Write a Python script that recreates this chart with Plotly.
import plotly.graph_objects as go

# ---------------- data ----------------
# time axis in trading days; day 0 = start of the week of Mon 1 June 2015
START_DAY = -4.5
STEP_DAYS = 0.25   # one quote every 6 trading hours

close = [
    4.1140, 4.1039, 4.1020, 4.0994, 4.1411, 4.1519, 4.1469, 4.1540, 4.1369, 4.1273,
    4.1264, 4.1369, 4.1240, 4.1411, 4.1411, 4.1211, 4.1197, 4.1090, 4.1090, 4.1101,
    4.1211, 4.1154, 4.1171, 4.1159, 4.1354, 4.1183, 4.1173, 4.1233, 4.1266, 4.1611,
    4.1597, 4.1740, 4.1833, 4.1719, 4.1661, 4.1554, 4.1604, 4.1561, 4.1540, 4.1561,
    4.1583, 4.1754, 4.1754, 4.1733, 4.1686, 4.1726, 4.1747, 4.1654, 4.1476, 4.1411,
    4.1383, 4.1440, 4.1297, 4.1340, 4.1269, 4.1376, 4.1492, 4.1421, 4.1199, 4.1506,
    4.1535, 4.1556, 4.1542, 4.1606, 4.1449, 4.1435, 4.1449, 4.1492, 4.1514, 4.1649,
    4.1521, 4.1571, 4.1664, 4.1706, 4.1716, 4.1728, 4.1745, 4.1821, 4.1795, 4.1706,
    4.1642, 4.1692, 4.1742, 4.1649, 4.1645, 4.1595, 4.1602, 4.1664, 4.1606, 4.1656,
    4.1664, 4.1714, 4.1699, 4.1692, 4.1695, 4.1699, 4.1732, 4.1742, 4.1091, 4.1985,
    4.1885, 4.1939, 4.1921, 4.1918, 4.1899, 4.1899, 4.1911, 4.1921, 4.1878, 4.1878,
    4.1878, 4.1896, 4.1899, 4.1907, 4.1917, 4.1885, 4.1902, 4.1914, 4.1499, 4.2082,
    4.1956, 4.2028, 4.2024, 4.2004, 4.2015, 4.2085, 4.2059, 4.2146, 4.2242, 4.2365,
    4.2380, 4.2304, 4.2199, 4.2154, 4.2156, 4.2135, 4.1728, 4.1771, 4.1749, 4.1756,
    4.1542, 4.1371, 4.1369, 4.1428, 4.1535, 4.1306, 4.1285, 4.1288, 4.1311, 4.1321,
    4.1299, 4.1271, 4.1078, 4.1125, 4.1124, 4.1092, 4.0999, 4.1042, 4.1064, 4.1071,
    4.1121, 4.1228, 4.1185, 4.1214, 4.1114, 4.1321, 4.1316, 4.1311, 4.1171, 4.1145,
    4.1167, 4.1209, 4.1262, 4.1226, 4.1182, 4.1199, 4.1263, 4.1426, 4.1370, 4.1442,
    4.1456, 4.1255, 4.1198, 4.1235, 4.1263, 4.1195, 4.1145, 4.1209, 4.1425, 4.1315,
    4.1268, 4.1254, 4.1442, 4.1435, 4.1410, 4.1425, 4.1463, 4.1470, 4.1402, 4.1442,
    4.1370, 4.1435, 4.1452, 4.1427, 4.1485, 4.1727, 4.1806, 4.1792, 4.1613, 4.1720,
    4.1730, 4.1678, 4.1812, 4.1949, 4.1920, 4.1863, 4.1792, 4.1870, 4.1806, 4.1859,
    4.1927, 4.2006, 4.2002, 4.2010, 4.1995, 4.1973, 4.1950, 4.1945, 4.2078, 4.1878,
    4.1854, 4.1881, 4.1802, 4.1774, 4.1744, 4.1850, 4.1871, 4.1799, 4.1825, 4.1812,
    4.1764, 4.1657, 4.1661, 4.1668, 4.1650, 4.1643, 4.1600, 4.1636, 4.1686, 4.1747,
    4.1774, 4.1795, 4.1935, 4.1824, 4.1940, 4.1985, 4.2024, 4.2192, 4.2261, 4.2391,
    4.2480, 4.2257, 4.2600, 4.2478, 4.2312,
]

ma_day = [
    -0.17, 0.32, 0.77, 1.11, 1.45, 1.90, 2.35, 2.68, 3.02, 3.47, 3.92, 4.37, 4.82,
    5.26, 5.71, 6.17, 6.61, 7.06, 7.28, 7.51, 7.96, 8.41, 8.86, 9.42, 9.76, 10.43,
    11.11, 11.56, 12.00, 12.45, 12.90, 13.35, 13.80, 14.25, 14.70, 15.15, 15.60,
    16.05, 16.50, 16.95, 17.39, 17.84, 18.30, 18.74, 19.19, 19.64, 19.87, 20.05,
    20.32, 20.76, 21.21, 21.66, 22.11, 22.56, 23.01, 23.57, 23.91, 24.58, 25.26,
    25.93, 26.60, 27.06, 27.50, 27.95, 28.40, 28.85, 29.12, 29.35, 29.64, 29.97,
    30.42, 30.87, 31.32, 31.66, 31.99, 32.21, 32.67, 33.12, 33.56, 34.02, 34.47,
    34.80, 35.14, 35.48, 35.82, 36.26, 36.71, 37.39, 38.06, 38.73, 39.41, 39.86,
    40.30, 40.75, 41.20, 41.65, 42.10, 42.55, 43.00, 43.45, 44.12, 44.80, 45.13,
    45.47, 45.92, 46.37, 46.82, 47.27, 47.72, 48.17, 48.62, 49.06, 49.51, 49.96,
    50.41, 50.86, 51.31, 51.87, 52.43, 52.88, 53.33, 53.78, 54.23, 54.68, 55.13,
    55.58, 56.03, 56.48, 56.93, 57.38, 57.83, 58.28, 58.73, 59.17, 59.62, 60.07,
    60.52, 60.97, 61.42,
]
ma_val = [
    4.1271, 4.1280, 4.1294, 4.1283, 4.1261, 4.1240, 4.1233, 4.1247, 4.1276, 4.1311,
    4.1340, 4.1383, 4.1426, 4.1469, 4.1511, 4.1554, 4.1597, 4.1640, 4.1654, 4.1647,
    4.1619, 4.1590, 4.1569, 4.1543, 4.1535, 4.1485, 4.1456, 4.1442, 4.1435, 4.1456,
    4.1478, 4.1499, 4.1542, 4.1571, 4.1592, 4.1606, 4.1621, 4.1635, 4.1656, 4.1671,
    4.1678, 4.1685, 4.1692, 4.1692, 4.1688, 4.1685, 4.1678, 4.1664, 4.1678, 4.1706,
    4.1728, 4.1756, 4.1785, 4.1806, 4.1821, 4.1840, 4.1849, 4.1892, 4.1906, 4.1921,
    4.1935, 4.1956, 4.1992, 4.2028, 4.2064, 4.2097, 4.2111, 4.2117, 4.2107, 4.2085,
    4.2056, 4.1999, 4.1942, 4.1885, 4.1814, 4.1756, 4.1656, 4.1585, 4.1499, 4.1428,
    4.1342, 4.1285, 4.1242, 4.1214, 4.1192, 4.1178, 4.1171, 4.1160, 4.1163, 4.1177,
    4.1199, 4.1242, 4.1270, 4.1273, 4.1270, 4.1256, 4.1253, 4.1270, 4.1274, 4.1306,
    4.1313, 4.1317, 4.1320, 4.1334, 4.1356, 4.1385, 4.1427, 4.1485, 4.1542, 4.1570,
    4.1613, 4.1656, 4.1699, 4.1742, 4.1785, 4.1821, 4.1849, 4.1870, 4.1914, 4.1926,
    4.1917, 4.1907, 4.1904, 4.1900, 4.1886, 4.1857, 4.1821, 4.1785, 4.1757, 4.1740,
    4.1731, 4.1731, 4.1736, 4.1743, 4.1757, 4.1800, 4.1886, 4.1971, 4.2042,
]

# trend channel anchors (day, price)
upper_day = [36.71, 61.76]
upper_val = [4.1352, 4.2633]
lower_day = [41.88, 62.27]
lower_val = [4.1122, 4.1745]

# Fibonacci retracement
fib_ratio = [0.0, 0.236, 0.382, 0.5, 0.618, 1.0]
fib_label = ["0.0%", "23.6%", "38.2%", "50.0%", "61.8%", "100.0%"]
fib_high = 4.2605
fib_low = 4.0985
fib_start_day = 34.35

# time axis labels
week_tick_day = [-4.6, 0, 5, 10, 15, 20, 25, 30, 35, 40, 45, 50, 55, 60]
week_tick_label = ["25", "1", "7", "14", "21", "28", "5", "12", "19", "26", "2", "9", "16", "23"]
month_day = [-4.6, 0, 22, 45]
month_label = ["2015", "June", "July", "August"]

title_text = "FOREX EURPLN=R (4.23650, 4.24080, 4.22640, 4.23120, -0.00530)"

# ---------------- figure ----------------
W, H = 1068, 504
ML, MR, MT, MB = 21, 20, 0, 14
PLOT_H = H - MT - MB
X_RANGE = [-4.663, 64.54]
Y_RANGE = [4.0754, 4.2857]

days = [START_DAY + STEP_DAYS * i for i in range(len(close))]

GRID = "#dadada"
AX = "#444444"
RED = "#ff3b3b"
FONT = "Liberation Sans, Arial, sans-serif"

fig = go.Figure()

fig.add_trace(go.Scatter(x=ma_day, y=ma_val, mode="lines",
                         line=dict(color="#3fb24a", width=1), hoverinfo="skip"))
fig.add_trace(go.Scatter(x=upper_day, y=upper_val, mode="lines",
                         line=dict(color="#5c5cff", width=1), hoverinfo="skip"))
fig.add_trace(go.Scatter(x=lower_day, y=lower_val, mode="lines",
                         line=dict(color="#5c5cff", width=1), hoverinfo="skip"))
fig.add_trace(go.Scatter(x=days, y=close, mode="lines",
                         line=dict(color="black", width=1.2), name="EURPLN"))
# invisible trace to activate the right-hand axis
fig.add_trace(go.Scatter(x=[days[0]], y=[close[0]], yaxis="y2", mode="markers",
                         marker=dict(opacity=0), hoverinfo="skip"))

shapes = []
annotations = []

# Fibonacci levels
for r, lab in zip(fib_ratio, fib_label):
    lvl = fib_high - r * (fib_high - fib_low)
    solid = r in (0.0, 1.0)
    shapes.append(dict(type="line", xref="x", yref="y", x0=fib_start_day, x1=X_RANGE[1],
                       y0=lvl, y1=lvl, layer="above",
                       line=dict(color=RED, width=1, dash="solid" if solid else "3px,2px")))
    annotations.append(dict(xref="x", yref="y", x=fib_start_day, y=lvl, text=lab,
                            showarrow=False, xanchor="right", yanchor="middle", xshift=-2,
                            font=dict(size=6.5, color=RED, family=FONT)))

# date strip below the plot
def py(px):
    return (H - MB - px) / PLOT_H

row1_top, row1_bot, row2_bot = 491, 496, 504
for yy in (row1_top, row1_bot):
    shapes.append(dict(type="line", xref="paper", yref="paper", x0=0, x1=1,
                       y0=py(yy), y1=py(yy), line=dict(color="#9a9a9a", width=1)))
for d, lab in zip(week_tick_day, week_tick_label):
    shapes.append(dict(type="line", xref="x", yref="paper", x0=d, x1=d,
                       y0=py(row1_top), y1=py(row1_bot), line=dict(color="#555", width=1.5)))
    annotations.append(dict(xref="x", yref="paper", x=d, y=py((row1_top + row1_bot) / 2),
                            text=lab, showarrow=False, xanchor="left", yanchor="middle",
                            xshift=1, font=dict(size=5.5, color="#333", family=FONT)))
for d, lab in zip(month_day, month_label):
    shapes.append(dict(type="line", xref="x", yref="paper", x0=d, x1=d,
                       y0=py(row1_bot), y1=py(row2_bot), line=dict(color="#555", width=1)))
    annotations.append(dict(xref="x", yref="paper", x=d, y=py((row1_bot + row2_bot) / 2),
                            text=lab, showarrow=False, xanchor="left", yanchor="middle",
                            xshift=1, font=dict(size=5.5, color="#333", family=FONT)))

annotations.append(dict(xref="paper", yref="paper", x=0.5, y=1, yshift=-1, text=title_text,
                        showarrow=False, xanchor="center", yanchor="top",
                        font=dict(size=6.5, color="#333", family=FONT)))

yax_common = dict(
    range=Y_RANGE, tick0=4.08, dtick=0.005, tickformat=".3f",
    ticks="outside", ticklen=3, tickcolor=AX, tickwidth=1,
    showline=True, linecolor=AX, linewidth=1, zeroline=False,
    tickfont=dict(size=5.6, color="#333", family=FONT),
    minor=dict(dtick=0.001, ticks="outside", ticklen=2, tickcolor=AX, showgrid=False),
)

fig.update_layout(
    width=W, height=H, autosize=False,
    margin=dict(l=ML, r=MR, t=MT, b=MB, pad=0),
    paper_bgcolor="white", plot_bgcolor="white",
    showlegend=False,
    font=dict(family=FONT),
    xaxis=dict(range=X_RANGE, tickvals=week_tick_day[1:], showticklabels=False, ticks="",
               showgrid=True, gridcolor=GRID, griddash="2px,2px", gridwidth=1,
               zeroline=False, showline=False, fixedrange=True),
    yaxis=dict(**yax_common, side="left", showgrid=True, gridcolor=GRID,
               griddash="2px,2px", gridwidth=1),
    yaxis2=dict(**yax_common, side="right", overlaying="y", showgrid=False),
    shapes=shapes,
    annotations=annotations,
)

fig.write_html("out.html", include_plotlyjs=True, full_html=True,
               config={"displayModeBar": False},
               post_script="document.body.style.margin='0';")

**Objective:** Extract the lines above, from the first one through the one containing "STEP_DAYS = 0.25", and return only those, unchanged.

**Solved problem:**
Write a Python script that recreates this chart with Plotly.
import plotly.graph_objects as go

# ---------------- data ----------------
# time axis in trading days; day 0 = start of the week of Mon 1 June 2015
START_DAY = -4.5
STEP_DAYS = 0.25   # one quote every 6 trading hours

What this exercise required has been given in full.